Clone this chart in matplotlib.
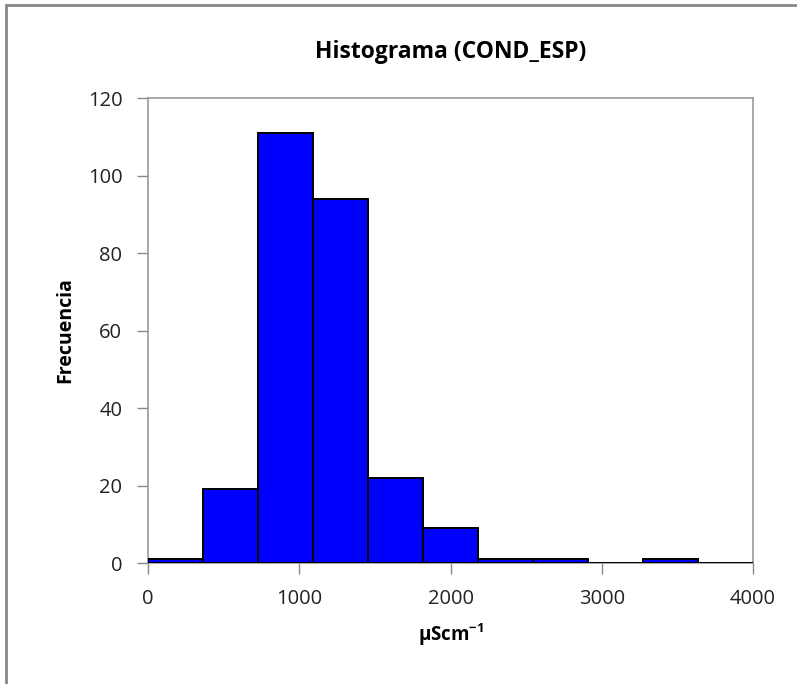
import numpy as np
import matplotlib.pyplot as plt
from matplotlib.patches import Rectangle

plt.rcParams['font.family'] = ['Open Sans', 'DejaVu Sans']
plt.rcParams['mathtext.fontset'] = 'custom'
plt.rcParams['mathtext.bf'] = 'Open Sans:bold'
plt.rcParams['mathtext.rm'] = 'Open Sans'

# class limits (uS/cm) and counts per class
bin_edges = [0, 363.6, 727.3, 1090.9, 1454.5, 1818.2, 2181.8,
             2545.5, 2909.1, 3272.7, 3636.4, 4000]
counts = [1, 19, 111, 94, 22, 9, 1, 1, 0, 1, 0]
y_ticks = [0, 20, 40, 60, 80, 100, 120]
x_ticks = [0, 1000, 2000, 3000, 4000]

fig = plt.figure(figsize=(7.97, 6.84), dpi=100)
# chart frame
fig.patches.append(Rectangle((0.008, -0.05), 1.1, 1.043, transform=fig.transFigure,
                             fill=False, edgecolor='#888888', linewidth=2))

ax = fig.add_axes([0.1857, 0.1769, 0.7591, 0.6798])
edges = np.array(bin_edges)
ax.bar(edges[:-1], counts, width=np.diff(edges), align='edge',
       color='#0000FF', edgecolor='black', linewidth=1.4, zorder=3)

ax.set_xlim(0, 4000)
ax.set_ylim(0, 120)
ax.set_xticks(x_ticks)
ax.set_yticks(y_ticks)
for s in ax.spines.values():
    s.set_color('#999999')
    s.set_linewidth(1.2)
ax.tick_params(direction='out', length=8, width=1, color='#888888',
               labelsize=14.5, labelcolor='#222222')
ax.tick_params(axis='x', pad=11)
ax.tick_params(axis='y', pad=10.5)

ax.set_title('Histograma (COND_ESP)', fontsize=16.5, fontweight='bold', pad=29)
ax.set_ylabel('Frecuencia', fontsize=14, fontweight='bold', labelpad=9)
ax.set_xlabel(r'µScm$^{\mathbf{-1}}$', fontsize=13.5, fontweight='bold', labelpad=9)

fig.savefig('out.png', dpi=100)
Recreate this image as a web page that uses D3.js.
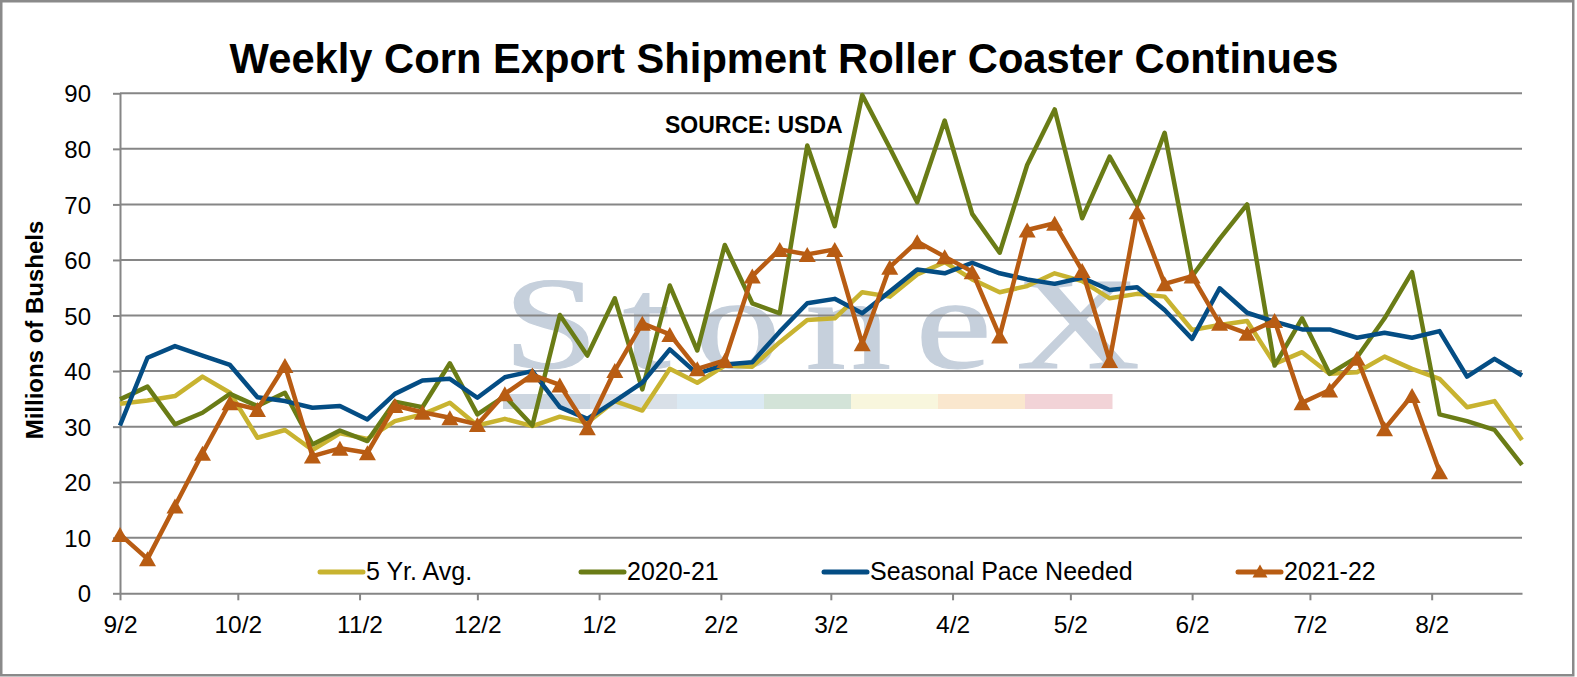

┄┄┄┄┄┄┄┄┄┄┄┄┄┄┄┄┄┄┄┄

> [Description of the task]: Give again, please, precisely the lines that begin the records and run through the line with "plt.rcParams['mathtext.rm'] = 'Open Sans'" in it, keeping both end lines and dropping any pictures.

> [Reply to the exercise]:
Clone this chart in matplotlib.
import numpy as np
import matplotlib.pyplot as plt
from matplotlib.patches import Rectangle

plt.rcParams['font.family'] = ['Open Sans', 'DejaVu Sans']
plt.rcParams['mathtext.fontset'] = 'custom'
plt.rcParams['mathtext.bf'] = 'Open Sans:bold'
plt.rcParams['mathtext.rm'] = 'Open Sans'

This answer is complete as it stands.